Last updated : 02 January 2005 By Editor

"Information Services, Jeff speaking." They’re good, these people, as anyone who writes for News International will tell you. I asked Jeff Bagnall for a few items on, er, Wayne Rooney. A few clicks and a slightly fraught silence.

"I’ve got just over 7,000 in the system."

How many more will he have by the time Rooney is 20? Jeff sent me an artfully contrived selection. Among its 65 pages are claims that:

Rooney spat in a woman’s face.

His fiancée, Coleen McLoughlin, was a supermarket checkout girl.

The best goal he ever scored was a run from his own penalty area when playing as goalkeeper at the age of 12.

The great sadness of his life is that his gran never saw him play.

At a beach holiday, Coleen washed sand from his toes.

Coleen marked a hiatus in their engagement by chucking the ring (value £25,000) into a squirrel sanctuary.

As soccer’s boy wonder groaned with pleasure, there was only one thing on her mind — what pot noodle to have for supper (from a report on Rooney’s dalliance with a prostitute).

Amy, another professional, said that having sex with Rooney "ruined her life".

Rooney apologised to Coleen for these indiscretions by giving her a Mercedes.
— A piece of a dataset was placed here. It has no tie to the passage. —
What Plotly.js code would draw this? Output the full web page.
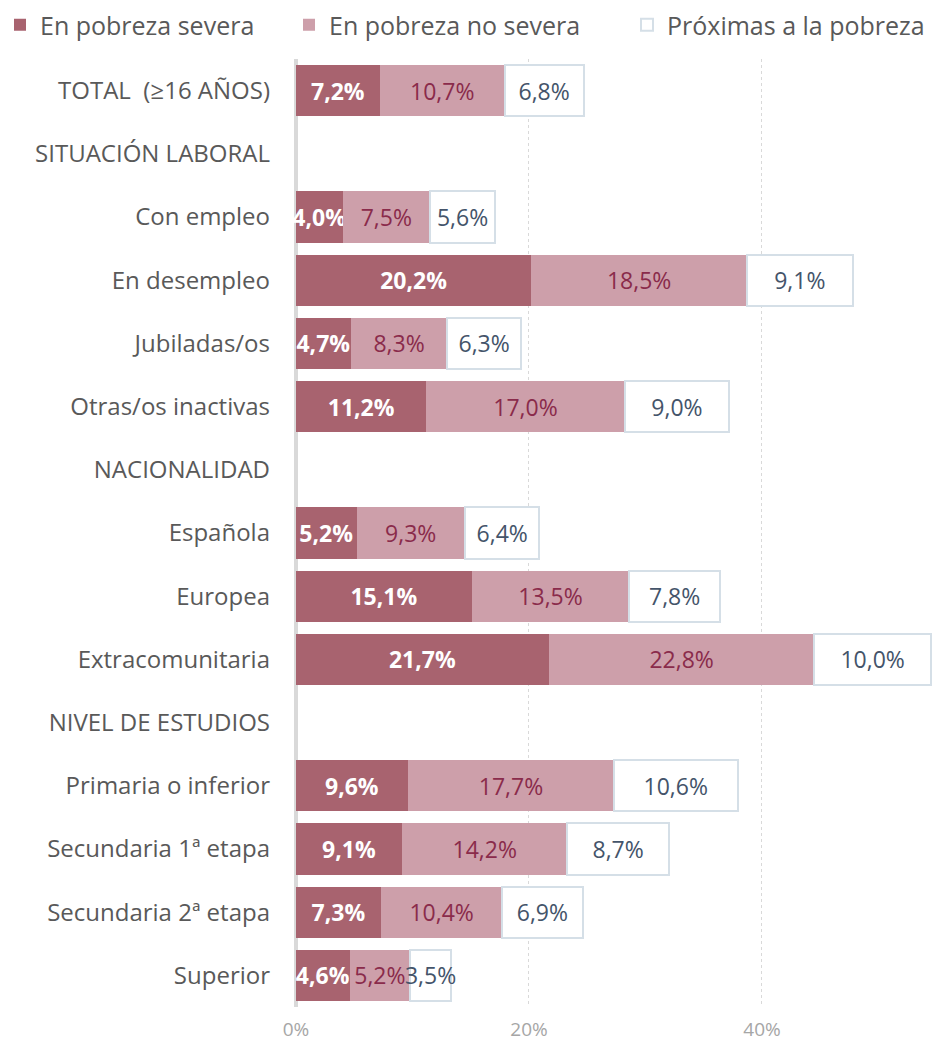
<!DOCTYPE html>
<html>
<head>
<meta charset="utf-8">
<script src="https://cdn.plot.ly/plotly-3.0.1.min.js"></script>
<style>html,body{margin:0;padding:0;background:#fff;}#chart{width:933px;height:1046px;}</style>
</head>
<body>
<div id="chart"></div>
<script>
const categories = [
  "TOTAL\u00a0 (≥16 AÑOS)",
  "SITUACIÓN LABORAL",
  "Con empleo",
  "En desempleo",
  "Jubiladas/os",
  "Otras/os inactivas",
  "NACIONALIDAD",
  "Española",
  "Europea",
  "Extracomunitaria",
  "NIVEL DE ESTUDIOS",
  "Primaria o inferior",
  "Secundaria 1ª etapa",
  "Secundaria 2ª etapa",
  "Superior"
];
const severa =   [7.2, null, 4.0, 20.2, 4.7, 11.2, null, 5.2, 15.1, 21.7, null, 9.6, 9.1, 7.3, 4.6];
const noSevera = [10.7, null, 7.5, 18.5, 8.3, 17.0, null, 9.3, 13.5, 22.8, null, 17.7, 14.2, 10.4, 5.2];
const proximas = [6.8, null, 5.6, 9.1, 6.3, 9.0, null, 6.4, 7.8, 10.0, null, 10.6, 8.7, 6.9, 3.5];
const seriesNames = ["En pobreza severa", "En pobreza no severa", "Próximas a la pobreza"];
const xTickVals = [0, 20, 40];
const xTickText = ["0%", "20%", "40%"];

const FONT = "'Open Sans', 'Noto Sans', sans-serif";
function mk(name, vals, fill, line, txtColor, bold, legendId) {
  return {
    type: 'bar', orientation: 'h', name: name, legend: legendId,
    y: categories, x: vals,
    marker: {color: fill, line: {color: line, width: line === fill ? 0 : 2}},
    texttemplate: bold ? '<b>%{x:.1f}%</b>' : '%{x:.1f}%',
    textposition: 'inside', insidetextanchor: 'middle', constraintext: 'none', textangle: 0,
    textfont: {family: FONT, size: 23, color: txtColor},
    hoverinfo: 'skip', cliponaxis: false
  };
}
const data = [
  mk(seriesNames[0], severa, '#A8636F', '#A8636F', '#FFFFFF', true, 'legend'),
  mk(seriesNames[1], noSevera, '#CD9FAA', '#CD9FAA', '#8A2B4B', false, 'legend2'),
  mk(seriesNames[2], proximas, '#FFFFFF', '#D5DFE7', '#44546A', false, 'legend3')
];
function leg(xpx) {
  return {orientation: 'h', x: xpx / 933, xref: 'container', y: 1 - 25 / 1046, yref: 'container',
    yanchor: 'middle', xanchor: 'left', itemwidth: 30, bgcolor: 'rgba(0,0,0,0)',
    font: {size: 25, color: '#595959', family: FONT}};
}
const layout = {
  width: 933, height: 1046,
  margin: {l: 296, r: 0, t: 59, b: 39, autoexpand: false},
  barmode: 'stack', bargap: 0.19,
  separators: ',.',
  paper_bgcolor: '#fff', plot_bgcolor: '#fff',
  font: {family: FONT, color: '#595959'},
  showlegend: true,
  legend: leg(-12), legend2: leg(289), legend3: leg(627),
  xaxis: {range: [0, 54.68], tickvals: xTickVals, ticktext: xTickText,
    showgrid: true, gridcolor: '#D9D9D9', griddash: 'dot', gridwidth: 1,
    zeroline: true, zerolinecolor: '#D9D9D9', zerolinewidth: 4,
    showline: false, ticks: '', tickfont: {size: 19, color: '#A6A6A6', family: FONT},
    ticklabelstandoff: 9, fixedrange: true},
  yaxis: {autorange: 'reversed', type: 'category', ticks: '', showgrid: false, zeroline: false, showline: false,
    tickfont: {size: 24, color: '#595959', family: FONT}, ticklabelstandoff: 25, fixedrange: true}
};
Plotly.newPlot('chart', data, layout, {displayModeBar: false, staticPlot: true});
</script>
</body>
</html>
Rooney’s favourite film is Grease.

His "dream house" will contain accommodation for an au pair.

He gives Coleen £100,000 a month pocket money.

His car was hit by a lorry on the way to training.

On a two-day trip to Paris, he and Coleen spent 36 hours in bed.

He has a donkey jacket that cost £2,500.

He has six cars.

And so Sir Alex Ferguson, Rooney’s manager at Manchester United, gave a press conference this week to discuss the matter of Rooney, lost his temper with an élan remarkable even by his own standards, dealt the innocent table a blow of hand-bruising ferocity and bounced the reporters’ tape recorders to the floor.

"He did nothing to deserve coming up before the FA, but because it’s Wayne Rooney and because it’s Manchester United, I can understand the focus," Ferguson said.

The proximate cause of Ferguson’s dismay was the clash between Rooney and Tal Ben Haim, the Bolton Wanderers player: Rooney’s intemperate hand-off, Ben Haim’s melodramatic reaction. The ultimate cause is Ferguson’s complex and disturbed notion about exceptional people and exceptional institutions.

It has long been Ferguson’s contention that United are the world’s great victims. It is his belief — you might even call it the core of his method — that becoming a great champion is a way of making yourself uniquely vulnerable.

It is a fascinating thesis, and the greatest argument in its support is the extraordinary Wayne Rooney. There is no ducking the fact that Rooney’s colossal gifts not only make him great, they also make him a victim. Rooney is perfectly entitled to tell us all that "I’m the most promising young footballer England has produced for a generation and more — and it’s just not fair".

Well, it isn’t fair, is it? It’s not fair on all the kids who are not the most promising young footballer for a generation and more, and it’s certainly not fair on Rooney, who is. It’s not fair, in the sense that he will never again be treated just like anyone else.

Right now, he cannot even be treated just like anyone else who is famous and talented. A prang with a lorry and a nation mourns, an allegation of spitting and a nation unites in fury. A series of sexual indiscretions is made public because Rooney is Rooney. It is the nation’s interest that causes the tiff between Rooney and Coleen, and that gives the nation the chance to settle back and take sides.

The money makes it worse, of course. Money also creates victims of those it befriends. The combination of Rooney’s youth and his wealth is an irresistible story, inviting envy, censure and a comfortable sneer at the vulgarity of it all. Jeff sent me a list of all six of Rooney’s cars and how much a week Coleen spends on facials. Money: the new pornography.